Zhang: So what are you going to study now with the combination of DNA and genealogy data?
Erlich: Even better, we also have phenotypes now. Since October, we started to allow users to fill out surveys about themselves. So we have the genealogy and the surveys and the DNA. Our surveys are modeled after the U.K. Biobank surveys. We’re asking, did you have a heart attack? Are your parents suffering from Alzheimer’s?
About a year ago, Joe Pickrell and myself had a paper in Nature Genetics that was a genome-wide association study by proxy. Think about, say, we want to look at genes related to Alzheimer’s in our data set. If I go to our users and ask, do you have Alzheimer’s, they are healthy people; otherwise they wouldn’t be buying the test. So for certain diseases, it’s quite hard to get the information. What we show is you can ask users to ask about their first-degree relatives [parents, siblings, and children] and since you share half of their genome you lose half of the signal but you get so many people to answer the question that you get back to the power needed to implicate genetic variants.
Zhang: Let’s talk about privacy. Senator Chuck Schumer recently held a press conference calling for more scrutiny of DNA tests. You have a history of thinking about DNA and privacy, so how has that informed MyHeritage’s practices?
Erlich: It’s part of the challenge of this new era. At MyHeritage, we take it very seriously. We allow people to delete profiles. There are settings—you can have your profile private or public. People can delete their DNA data, and we’ll go to the lab and we’ll even wash away the tube.
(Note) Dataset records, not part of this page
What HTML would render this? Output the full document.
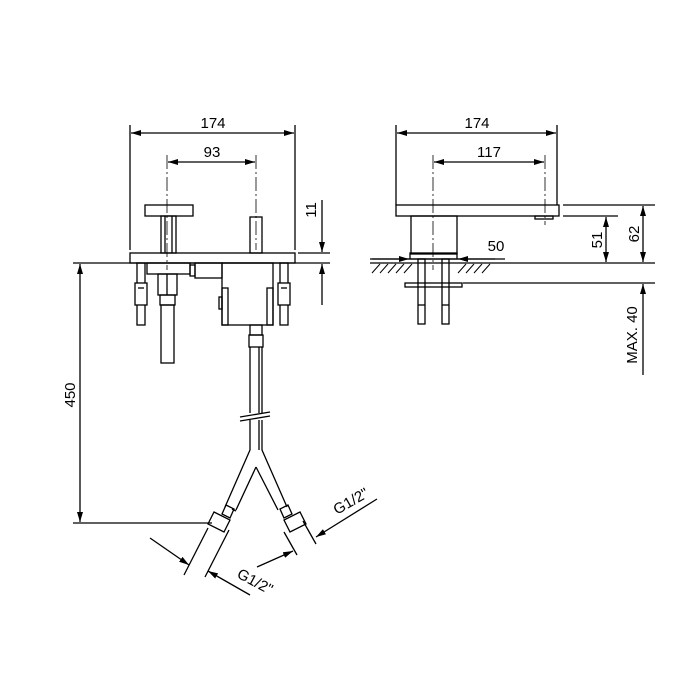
<!DOCTYPE html>
<html><head><style>body{margin:0;background:#fff}svg{display:block}text{font-family:"Liberation Sans",sans-serif;font-size:15px;fill:#000}</style></head><body>
<svg width="700" height="700" viewBox="0 0 700 700" xmlns="http://www.w3.org/2000/svg">
<defs><marker id="a" viewBox="0 0 10 6" refX="10" refY="3" markerWidth="10" markerHeight="6" orient="auto-start-reverse" markerUnits="userSpaceOnUse"><path d="M0,0L10,3L0,6z" fill="#000"/></marker></defs>
<g stroke="#000" stroke-width="1.3" fill="none">
<!-- LEFT VIEW -->
<line x1="130" y1="125" x2="130" y2="250"/><line x1="295" y1="125" x2="295" y2="250"/>
<line x1="131" y1="133" x2="294" y2="133" marker-start="url(#a)" marker-end="url(#a)"/>
<line x1="167" y1="155" x2="167" y2="270" stroke-dasharray="14,3,2,3" stroke-width="0.8"/>
<line x1="256" y1="155" x2="256" y2="250" stroke-dasharray="14,3,2,3" stroke-width="0.8"/>
<line x1="168" y1="162" x2="255" y2="162" marker-start="url(#a)" marker-end="url(#a)"/>
<rect x="145" y="205" width="48" height="11"/>
<rect x="161" y="216" width="15" height="37"/><line x1="165" y1="216" x2="165" y2="253"/><line x1="172" y1="216" x2="172" y2="253"/>
<rect x="250" y="217" width="12" height="36"/>
<rect x="130" y="253" width="165" height="10"/>
<line x1="73" y1="263" x2="330" y2="263"/>
<line x1="298" y1="253" x2="330" y2="253"/>
<line x1="322" y1="200" x2="322" y2="252" marker-end="url(#a)"/>
<line x1="322" y1="264" x2="322" y2="305" marker-start="url(#a)"/>
<line x1="80" y1="264" x2="80" y2="522" marker-start="url(#a)" marker-end="url(#a)"/>
<line x1="73" y1="523" x2="212" y2="523"/>
<!-- under deck -->
<rect x="137" y="263" width="8" height="62"/><rect x="135" y="283" width="12" height="22" fill="#fff"/><line x1="138" y1="288" x2="144" y2="288"/>
<rect x="280" y="263" width="8" height="62"/><rect x="278" y="283" width="12" height="22" fill="#fff"/><line x1="281" y1="288" x2="287" y2="288"/>
<rect x="147" y="263" width="43" height="11"/>
<rect x="158" y="274" width="19" height="21"/><line x1="167" y1="274" x2="167" y2="295"/>
<rect x="160" y="295" width="15" height="10"/>
<rect x="161" y="305" width="13" height="58"/>
<rect x="190" y="265" width="5" height="11"/>
<rect x="195" y="263" width="27" height="15"/>
<rect x="222" y="263" width="51" height="62"/>
<rect x="222" y="288" width="6" height="37"/><rect x="267" y="288" width="6" height="37"/><rect x="219" y="297" width="3" height="12"/>
<rect x="250" y="325" width="12" height="10"/><rect x="249" y="335" width="14" height="12"/>
<line x1="250" y1="347" x2="250" y2="413"/><line x1="262" y1="347" x2="262" y2="413"/><line x1="259" y1="347" x2="259" y2="413"/>
<line x1="240" y1="417" x2="270" y2="412"/><line x1="240" y1="421" x2="270" y2="416"/>
<path d="M250,420 V450 L225,507 M262,420 V450 L287,507 M259,420 V450 M256,467 L236,510 M256,467 L278,510"/>
<path d="M226,505 l8,4 -4,9 -8,-4z M232,509 l4,2" />
<path d="M214,512 l16,8 -6,12 -16,-8z"/>
<path d="M288,505 l-8,4 4,9 8,-4z"/>
<path d="M300,512 l-16,8 6,12 16,-8z"/>
<!-- G1/2 dims -->
<line x1="208" y1="528" x2="184" y2="575"/><line x1="229" y1="530" x2="205" y2="577"/>
<line x1="150" y1="538" x2="189" y2="565" marker-end="url(#a)"/>
<line x1="250" y1="595" x2="208" y2="571" marker-end="url(#a)"/>
<line x1="284" y1="532" x2="297" y2="555"/><line x1="303" y1="521" x2="316" y2="544"/>
<line x1="257" y1="567" x2="293" y2="551" marker-end="url(#a)"/>
<line x1="377" y1="499" x2="316" y2="537" marker-end="url(#a)"/>
<!-- RIGHT VIEW -->
<line x1="396" y1="125" x2="396" y2="205"/><line x1="557" y1="125" x2="557" y2="205"/>
<line x1="397" y1="133" x2="556" y2="133" marker-start="url(#a)" marker-end="url(#a)"/>
<line x1="433" y1="155" x2="433" y2="270" stroke-dasharray="14,3,2,3" stroke-width="0.8"/>
<line x1="545" y1="155" x2="545" y2="225" stroke-dasharray="14,3,2,3" stroke-width="0.8"/>
<line x1="434" y1="162" x2="544" y2="162" marker-start="url(#a)" marker-end="url(#a)"/>
<rect x="396" y="205" width="163" height="11"/>
<rect x="535" y="216" width="18" height="3"/>
<rect x="411" y="216" width="46" height="38"/>
<rect x="410" y="253" width="47" height="6"/>
<line x1="370" y1="259" x2="505" y2="259"/>
<line x1="372" y1="259" x2="409" y2="259" marker-end="url(#a)"/>
<line x1="495" y1="259" x2="458" y2="259" marker-end="url(#a)"/>
<line x1="370" y1="263" x2="655" y2="263"/>
<path d="M372,273l8,-9M380,273l8,-9M388,273l8,-9M396,273l8,-9M404,273l8,-9M458,273l8,-9M466,273l8,-9M474,273l8,-9M482,273l8,-9" stroke-width="1"/>
<line x1="563" y1="205" x2="655" y2="205"/><line x1="563" y1="216" x2="618" y2="216"/>
<line x1="606" y1="217" x2="606" y2="262" marker-start="url(#a)" marker-end="url(#a)"/>
<line x1="643" y1="206" x2="643" y2="262" marker-start="url(#a)" marker-end="url(#a)"/>
<line x1="463" y1="283" x2="655" y2="283"/>
<rect x="405" y="283" width="57" height="4"/>
<rect x="418" y="259" width="7" height="65"/><rect x="442" y="259" width="7" height="65"/>
<line x1="418" y1="305" x2="425" y2="305"/><line x1="442" y1="305" x2="449" y2="305"/>
<line x1="643" y1="284" x2="643" y2="375" marker-start="url(#a)"/>
</g>
<text x="213" y="128" text-anchor="middle">174</text>
<text x="212" y="157" text-anchor="middle">93</text>
<text x="477" y="128" text-anchor="middle">174</text>
<text x="489" y="157" text-anchor="middle">117</text>
<text x="496" y="251" text-anchor="middle">50</text>
<text transform="translate(316,210) rotate(-90)" text-anchor="middle">11</text>
<text transform="translate(85,395) rotate(-90)" text-anchor="middle" dx="0" dy="-10">450</text>
<text transform="translate(602,240) rotate(-90)" text-anchor="middle">51</text>
<text transform="translate(639,234) rotate(-90)" text-anchor="middle">62</text>
<text transform="translate(637,335) rotate(-90)" text-anchor="middle">MAX. 40</text>
<text transform="translate(236,577) rotate(28)">G1/2"</text>
<text transform="translate(337,515) rotate(-30)">G1/2"</text>
</svg>
</body></html>
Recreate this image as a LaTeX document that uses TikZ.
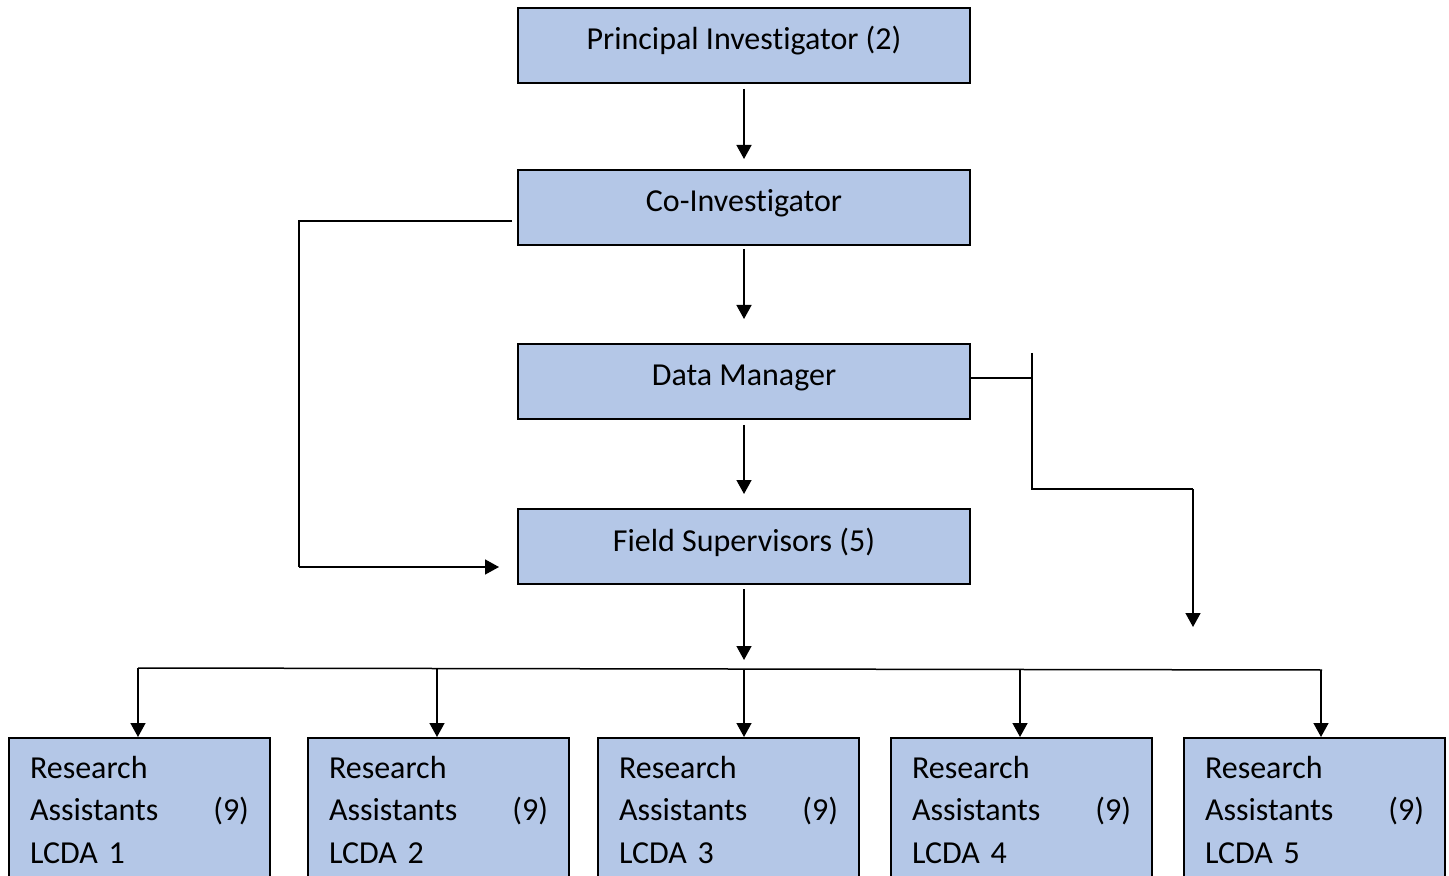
\documentclass[tikz,border=0pt]{standalone}
\usepackage{fontspec}
\setmainfont[Ligatures=NoCommon]{Carlito}
\usepackage{tikz}
\usetikzlibrary{arrows.meta}
\definecolor{boxblue}{HTML}{B4C7E7}

\begin{document}
\begin{tikzpicture}[x=0.5pt,y=-0.5pt,
    box/.style = {draw, line width=1pt, fill=boxblue, minimum width=226pt,
                  inner ysep=0pt, text height=21pt, text depth=16.5pt},
    rabox/.style = {draw, line width=1pt, fill=boxblue, anchor=north west,
                    text width=109.5pt, align=left, inner xsep=10.5pt,
                    inner ysep=9pt, text depth=62pt},
    arr/.style = {line width=0.75pt, -{Triangle[length=7pt,width=7.5pt]}},
    line/.style = {line width=0.75pt}]
\fontsize{16}{21.25}\selectfont
\useasboundingbox (0,0) rectangle (1449,876);

\node[box] (pi)  at (744,45.5)  {Principal Investigator (2)};
\node[box] (coi) at (744,207.5) {Co-Investigator};
\node[box] (dm)  at (744,381.5) {Data Manager};
\node[box] (fs)  at (744,546.5) {Field Supervisors (5)};

\begin{scope}
\clip (0,0) rectangle (1449,876);
\node[rabox] (ra1) at (8,737)    {Research\\Assistants\hskip 0pt plus 1fill(9)\\LCDA 1};
\node[rabox] (ra2) at (307,737)  {Research\\Assistants\hskip 0pt plus 1fill(9)\\LCDA 2};
\node[rabox] (ra3) at (597,737)  {Research\\Assistants\hskip 0pt plus 1fill(9)\\LCDA 3};
\node[rabox] (ra4) at (890,737)  {Research\\Assistants\hskip 0pt plus 1fill(9)\\LCDA 4};
\node[rabox] (ra5) at (1183,737) {Research\\Assistants\hskip 0pt plus 1fill(9)\\LCDA 5};
\end{scope}

% main chain
\draw[arr] ([yshift=-2.5pt]pi.south) -- ([yshift=5pt]coi.north);
\draw[arr] ([yshift=-1.5pt]coi.south) -- ([yshift=12pt]dm.north);
\draw[arr] ([yshift=-2.5pt]dm.south) -- ([yshift=7pt]fs.north);

% co-investigator to field supervisors
\coordinate (lt) at (299,221);
\coordinate (lb) at (299,567);
\draw[line] ([xshift=-2.5pt]coi.west |- lt) -- (lt) -- (lb);
\draw[arr] (lb) -- ([xshift=-9pt]fs.west |- lb);

% data manager branch
\coordinate (dj) at (1032,378);
\coordinate (rt) at (1032,353);
\coordinate (rb) at (1032,489);
\coordinate (rc) at (1193,489);
\coordinate (re) at (1193,627);
\draw[line] (dm.east |- dj) -- (dj);
\draw[line] (rt) -- (rb) -- (rc);
\draw[arr] (rc) -- (re);

% field supervisors to research assistants
\coordinate (bus) at (744,669);
\draw[arr] ([yshift=-2pt]fs.south) -- ([yshift=4.5pt]bus);
\draw[line] (138,668) -- (1322,670);
\draw[arr] (138,668) -- (ra1.north -| 138,0);
\draw[arr] (437,668) -- (ra2.north -| 437,0);
\draw[arr] (bus) -- (ra3.north -| 744,0);
\draw[arr] (1020,670) -- (ra4.north -| 1020,0);
\draw[arr] (1321,670) -- (ra5.north -| 1321,0);
\end{tikzpicture}
\end{document}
So we take these things very seriously.
But if you ask me, do you want to share with me your genealogy or your cellphone records or search-engine records, I will share my genealogy.
Zhang: In fact, you’ve put your own genome online.
Erlich: Because I feel like I don’t have a lot to risk in general. If you ask me do you want your search-engine data or data your ISP sees or your bank account versus your genome, your genome is actually quite—I don’t think it’s very interesting.
Zhang: In 2013, you actually published a paper finding that it’s possible to identify some DNA donors from publicly available information. I think this study still gets talked about a lot. Do you think it changed anything?
Erlich: I think it changed the way policy makers think about how we communicate risks to participants. I think previously the prevailing thought was we just promised them everything will be okay. Now we promise you 100 percent effort, but we are also learning.
I think the other interesting thing is in 2013, people didn’t understand why I did this study. I got many questions: “Why even do something like that?” And then now, we’ve matured into this data-intensive world, it became very clear this is the right research to do.
Zhang: That study was actually inspired by a mother-and-son pair who tracked down the son’s anonymous sperm donor using consumer genealogy databases, right?
Erlich: Yeah, the mother worked in Cold Spring Harbor [Laboratory in New York] or she used to work there 20 years before, and she contacted Cold Spring Harbor. I did my Ph.D. at Cold Spring Harbor, so I met her. I was like, “Wow, that’s crazy.” It was really mind-blowing.